►

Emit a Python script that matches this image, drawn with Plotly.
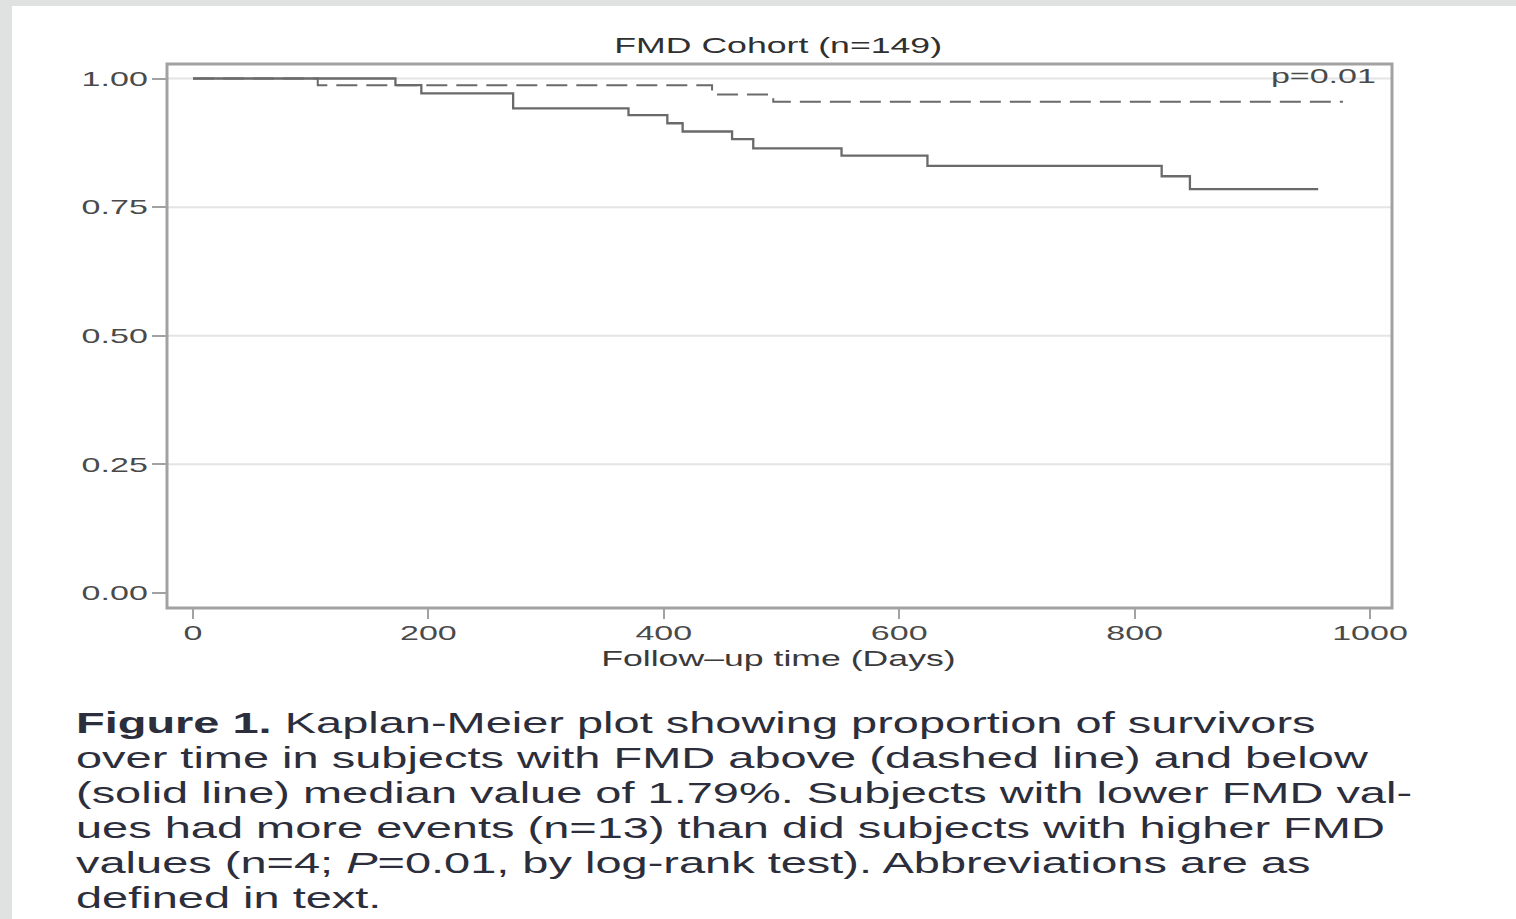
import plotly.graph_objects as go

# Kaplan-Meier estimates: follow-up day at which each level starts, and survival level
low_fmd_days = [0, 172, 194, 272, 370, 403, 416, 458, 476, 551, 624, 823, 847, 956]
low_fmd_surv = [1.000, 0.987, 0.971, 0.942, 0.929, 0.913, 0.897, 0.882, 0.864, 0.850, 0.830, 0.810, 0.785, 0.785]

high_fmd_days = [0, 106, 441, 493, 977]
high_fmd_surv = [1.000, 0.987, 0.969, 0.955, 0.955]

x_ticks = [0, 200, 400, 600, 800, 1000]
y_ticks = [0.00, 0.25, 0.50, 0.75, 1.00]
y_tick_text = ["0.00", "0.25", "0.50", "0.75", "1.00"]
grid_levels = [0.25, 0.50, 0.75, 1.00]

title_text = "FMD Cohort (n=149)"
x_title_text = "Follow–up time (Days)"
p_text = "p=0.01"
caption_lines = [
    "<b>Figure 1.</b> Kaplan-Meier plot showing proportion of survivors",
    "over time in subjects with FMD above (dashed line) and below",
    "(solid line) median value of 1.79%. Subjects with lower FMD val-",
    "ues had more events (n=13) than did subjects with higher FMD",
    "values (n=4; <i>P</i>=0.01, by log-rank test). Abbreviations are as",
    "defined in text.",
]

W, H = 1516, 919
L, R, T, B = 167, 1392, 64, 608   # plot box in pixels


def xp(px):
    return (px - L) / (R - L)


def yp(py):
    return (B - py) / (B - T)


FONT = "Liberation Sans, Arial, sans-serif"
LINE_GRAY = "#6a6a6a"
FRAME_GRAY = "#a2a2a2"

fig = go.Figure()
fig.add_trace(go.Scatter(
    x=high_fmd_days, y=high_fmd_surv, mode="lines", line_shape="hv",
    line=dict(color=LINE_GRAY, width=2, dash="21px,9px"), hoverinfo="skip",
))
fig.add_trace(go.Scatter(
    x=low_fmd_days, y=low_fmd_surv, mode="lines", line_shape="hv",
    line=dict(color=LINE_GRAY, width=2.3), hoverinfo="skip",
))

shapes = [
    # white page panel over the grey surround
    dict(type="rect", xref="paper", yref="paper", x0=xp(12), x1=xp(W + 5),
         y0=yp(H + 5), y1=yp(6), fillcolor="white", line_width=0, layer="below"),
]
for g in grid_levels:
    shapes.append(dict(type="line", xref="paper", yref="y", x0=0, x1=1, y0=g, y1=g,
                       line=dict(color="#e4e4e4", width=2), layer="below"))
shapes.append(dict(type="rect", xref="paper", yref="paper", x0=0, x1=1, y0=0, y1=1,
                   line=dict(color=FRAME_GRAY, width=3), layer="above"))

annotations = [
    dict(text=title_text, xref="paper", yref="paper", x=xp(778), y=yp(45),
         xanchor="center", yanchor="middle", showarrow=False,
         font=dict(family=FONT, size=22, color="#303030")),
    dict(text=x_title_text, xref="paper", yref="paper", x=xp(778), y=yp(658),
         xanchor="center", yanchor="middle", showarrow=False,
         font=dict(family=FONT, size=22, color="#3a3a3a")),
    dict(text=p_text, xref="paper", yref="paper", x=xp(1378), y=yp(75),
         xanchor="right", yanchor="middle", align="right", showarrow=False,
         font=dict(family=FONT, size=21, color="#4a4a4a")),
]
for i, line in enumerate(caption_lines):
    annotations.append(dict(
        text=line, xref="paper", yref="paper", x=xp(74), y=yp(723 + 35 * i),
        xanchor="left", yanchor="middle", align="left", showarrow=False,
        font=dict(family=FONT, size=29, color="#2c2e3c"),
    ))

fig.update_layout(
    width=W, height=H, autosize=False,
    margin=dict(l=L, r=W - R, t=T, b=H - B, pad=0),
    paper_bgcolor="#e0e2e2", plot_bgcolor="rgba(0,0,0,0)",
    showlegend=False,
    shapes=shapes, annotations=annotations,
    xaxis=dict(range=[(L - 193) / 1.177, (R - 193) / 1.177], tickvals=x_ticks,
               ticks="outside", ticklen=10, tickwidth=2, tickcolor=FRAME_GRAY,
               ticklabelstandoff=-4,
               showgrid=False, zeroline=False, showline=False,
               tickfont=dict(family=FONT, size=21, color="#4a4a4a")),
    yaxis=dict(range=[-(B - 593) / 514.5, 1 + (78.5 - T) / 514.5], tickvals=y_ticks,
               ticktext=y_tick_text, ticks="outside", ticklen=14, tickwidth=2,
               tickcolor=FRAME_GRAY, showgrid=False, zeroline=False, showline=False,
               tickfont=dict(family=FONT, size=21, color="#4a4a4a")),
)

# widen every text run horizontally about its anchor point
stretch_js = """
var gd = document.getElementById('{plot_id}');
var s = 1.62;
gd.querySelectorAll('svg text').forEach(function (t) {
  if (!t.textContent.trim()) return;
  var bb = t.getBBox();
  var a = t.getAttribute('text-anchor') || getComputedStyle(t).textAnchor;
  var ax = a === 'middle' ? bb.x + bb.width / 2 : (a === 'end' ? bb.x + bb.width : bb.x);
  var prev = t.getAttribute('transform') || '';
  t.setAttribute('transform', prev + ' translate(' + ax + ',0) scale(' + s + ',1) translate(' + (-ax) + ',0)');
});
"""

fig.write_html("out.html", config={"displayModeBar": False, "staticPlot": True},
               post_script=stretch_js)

◄

Write out again exactly the lines from the start of the data above through the line containing "grid_levels = [0.25, 0.50, 0.75, 1.00]", inclusive, excluding any pictures.

Emit a Python script that matches this image, drawn with Plotly.
import plotly.graph_objects as go

# Kaplan-Meier estimates: follow-up day at which each level starts, and survival level
low_fmd_days = [0, 172, 194, 272, 370, 403, 416, 458, 476, 551, 624, 823, 847, 956]
low_fmd_surv = [1.000, 0.987, 0.971, 0.942, 0.929, 0.913, 0.897, 0.882, 0.864, 0.850, 0.830, 0.810, 0.785, 0.785]

high_fmd_days = [0, 106, 441, 493, 977]
high_fmd_surv = [1.000, 0.987, 0.969, 0.955, 0.955]

x_ticks = [0, 200, 400, 600, 800, 1000]
y_ticks = [0.00, 0.25, 0.50, 0.75, 1.00]
y_tick_text = ["0.00", "0.25", "0.50", "0.75", "1.00"]
grid_levels = [0.25, 0.50, 0.75, 1.00]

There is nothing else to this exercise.